Dass dies gelang, verdankte Hitchcock, daran lässt der Film keinen Zweifel, vor allem seiner Frau Alma, überzteugend gespielt von Helen Mirren. Sie ist ihm nicht nur eine unterhaltsame und würdige Partnerin in spritzigen Dialoggefechten, sondern vor allem eine starke Frau, ohne die Hitchcock nie seine Ziele hätte erreichen können. Obwohl sie aufgrund des ungemein heiklen und riskanten Projekts vermehrt Sorgen und Existenzängste plagten, stand ihrem engstirnigen Gatten aber trotz zahlreicher Höhen und Tiefen tapfer zur Seite. Eine unverzichtbare Stütze, die Hitchcock durch die schwere Zeit half.
Hitchcock musste Psycho mit einem spärlichen Budget von knapp 800.000 Dollar drehen, konnte sich jedoch auf ein zuverlässiges und treues Team verlassen. Zudem konnte er die beiden bekannten Schauspieler Anthony Perkins und Janet Leigh verpflichten, die in Hitchcock von James D'Arcy und Scarlett Johannsen dargestellt werden.

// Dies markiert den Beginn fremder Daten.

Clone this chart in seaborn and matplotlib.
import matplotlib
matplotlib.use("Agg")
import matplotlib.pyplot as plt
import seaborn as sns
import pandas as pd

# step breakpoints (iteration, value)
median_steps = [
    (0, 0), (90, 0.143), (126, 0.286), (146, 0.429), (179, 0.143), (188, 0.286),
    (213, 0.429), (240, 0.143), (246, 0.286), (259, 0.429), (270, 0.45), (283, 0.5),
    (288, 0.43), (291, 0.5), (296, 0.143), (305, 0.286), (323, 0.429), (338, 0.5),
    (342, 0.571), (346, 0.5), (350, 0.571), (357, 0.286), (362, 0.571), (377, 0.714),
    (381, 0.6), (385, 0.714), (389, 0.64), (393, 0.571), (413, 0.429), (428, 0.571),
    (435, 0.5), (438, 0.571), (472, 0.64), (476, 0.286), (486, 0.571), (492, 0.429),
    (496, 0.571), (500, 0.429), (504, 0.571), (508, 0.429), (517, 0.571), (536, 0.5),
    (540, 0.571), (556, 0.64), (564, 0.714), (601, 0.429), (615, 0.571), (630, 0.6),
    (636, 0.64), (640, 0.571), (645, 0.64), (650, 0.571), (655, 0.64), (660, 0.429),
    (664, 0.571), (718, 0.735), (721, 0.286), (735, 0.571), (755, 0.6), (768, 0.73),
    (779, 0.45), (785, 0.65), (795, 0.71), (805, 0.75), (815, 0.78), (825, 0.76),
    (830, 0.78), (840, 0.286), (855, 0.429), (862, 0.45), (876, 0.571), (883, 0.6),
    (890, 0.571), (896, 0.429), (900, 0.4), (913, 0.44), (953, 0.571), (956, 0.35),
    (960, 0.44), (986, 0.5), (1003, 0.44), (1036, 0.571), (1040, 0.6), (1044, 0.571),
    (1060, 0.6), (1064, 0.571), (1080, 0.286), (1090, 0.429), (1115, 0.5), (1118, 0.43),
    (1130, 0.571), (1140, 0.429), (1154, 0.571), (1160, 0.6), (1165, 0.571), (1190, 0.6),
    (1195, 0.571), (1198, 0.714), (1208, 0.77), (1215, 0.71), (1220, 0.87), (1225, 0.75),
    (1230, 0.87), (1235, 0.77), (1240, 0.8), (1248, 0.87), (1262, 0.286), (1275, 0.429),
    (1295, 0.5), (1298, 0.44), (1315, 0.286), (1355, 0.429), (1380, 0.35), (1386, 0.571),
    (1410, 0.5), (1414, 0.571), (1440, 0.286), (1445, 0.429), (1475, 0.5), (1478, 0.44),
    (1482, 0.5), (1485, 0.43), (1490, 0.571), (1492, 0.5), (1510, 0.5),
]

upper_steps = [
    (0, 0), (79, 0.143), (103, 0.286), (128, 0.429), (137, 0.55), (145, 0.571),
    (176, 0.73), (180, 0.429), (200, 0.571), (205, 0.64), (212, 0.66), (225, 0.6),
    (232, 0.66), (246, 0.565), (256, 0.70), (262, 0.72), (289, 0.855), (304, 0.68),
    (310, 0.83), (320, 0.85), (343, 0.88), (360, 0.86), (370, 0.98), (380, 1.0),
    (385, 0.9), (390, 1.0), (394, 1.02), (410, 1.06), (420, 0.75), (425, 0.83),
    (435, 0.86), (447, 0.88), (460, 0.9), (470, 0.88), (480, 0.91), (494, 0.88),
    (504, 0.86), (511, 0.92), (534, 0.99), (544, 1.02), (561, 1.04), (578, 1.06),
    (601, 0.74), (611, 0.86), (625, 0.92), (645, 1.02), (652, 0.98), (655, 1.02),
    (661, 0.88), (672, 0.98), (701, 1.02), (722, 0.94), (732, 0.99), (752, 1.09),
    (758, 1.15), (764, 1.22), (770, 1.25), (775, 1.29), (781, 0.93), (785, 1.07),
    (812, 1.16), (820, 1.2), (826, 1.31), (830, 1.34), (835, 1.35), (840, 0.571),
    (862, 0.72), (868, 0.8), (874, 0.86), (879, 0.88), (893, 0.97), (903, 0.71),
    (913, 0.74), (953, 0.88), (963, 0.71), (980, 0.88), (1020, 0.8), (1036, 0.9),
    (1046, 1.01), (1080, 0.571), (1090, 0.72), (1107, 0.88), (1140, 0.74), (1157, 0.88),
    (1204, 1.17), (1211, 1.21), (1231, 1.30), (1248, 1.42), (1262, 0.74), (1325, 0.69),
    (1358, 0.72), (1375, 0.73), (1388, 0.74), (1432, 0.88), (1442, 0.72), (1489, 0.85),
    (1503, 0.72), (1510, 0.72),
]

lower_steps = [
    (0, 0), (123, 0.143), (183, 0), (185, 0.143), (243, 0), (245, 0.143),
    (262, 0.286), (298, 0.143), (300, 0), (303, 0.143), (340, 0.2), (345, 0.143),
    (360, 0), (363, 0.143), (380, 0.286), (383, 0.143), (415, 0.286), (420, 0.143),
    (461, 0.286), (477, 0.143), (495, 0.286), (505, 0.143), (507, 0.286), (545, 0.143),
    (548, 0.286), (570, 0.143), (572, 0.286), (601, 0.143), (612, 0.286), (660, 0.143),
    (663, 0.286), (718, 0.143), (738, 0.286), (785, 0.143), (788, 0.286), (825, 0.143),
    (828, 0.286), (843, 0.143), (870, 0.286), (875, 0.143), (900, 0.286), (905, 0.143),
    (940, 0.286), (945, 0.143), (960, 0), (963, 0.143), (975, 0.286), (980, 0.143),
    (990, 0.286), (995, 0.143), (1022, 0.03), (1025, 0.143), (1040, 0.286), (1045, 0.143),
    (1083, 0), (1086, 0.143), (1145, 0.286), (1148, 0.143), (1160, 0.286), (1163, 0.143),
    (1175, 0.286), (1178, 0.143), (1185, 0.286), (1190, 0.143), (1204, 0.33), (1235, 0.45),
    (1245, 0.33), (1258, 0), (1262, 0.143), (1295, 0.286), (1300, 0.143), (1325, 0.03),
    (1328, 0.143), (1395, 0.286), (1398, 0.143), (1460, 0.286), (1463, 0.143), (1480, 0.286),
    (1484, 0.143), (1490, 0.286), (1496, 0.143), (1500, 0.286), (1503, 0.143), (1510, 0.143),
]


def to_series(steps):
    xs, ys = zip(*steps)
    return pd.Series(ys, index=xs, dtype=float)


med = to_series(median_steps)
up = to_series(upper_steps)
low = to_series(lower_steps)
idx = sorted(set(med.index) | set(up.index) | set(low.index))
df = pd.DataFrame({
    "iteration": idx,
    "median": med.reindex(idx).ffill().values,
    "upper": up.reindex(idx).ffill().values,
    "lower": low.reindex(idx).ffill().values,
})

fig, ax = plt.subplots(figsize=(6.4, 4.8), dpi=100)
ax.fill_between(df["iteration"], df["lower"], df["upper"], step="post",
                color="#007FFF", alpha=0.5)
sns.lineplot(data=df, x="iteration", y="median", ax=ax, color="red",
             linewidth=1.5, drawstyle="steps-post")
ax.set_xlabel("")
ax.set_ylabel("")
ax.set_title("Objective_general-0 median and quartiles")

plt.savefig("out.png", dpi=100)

Hitchcocks Obession für Blondinen ist ein weiteres durchaus brisantes Thema, dessen sich der Film annimmt. Mehr als einmal musste Janet Leigh unter Hitchcocks manischen Phasen leiden – eine Erfahrung, die Vera Miles, verkörpert durch Jessica Biel, bereits machen musste und darum dem Regisseur äußerst ablehnend gegenüberstand.
Regisseur Sacha Gervasis wählte eine zentrale Episode aus dem Leben der Kinolegende, um das Phänomen Hitchcock dem Zuschauer von heute näher zu bringen. Er zeichnet dabei aber nicht nur ein Bild des Regisseurs, sondern auch jener Ära Hollywoods, in der das alte Studiosystem immer mehr zerbrach und PR-Experten und Buchhalter das Ruder übernahmen. Obwohl Gervasis mit kleinen dramaturgischen Raffinessen arbeitet, die wahrscheinlich auch Hitchcock gefallen hätten, ist seine Bildsprache eher ruhig und auf die zentralen Figuren fokussiert. Das Resultat ist ein sehr ansprechendes Biopic mit liebevoller Ausstattung und einer Laufzeit von 98 Minuten, das dem Zuschauer eine Legende als zielstrebigen aber auch verletzlichen Menschen zeigt, über dessen Erfolg der Filmkritiker Charles Champlin einmal gesagt hat: „Vier Hände waren beim Hitchcock-Touch im Spiel – und zwei gehörten Alma.“
Hitchcock läuft seit dem 14. März 2013 in den deutschen Kinos.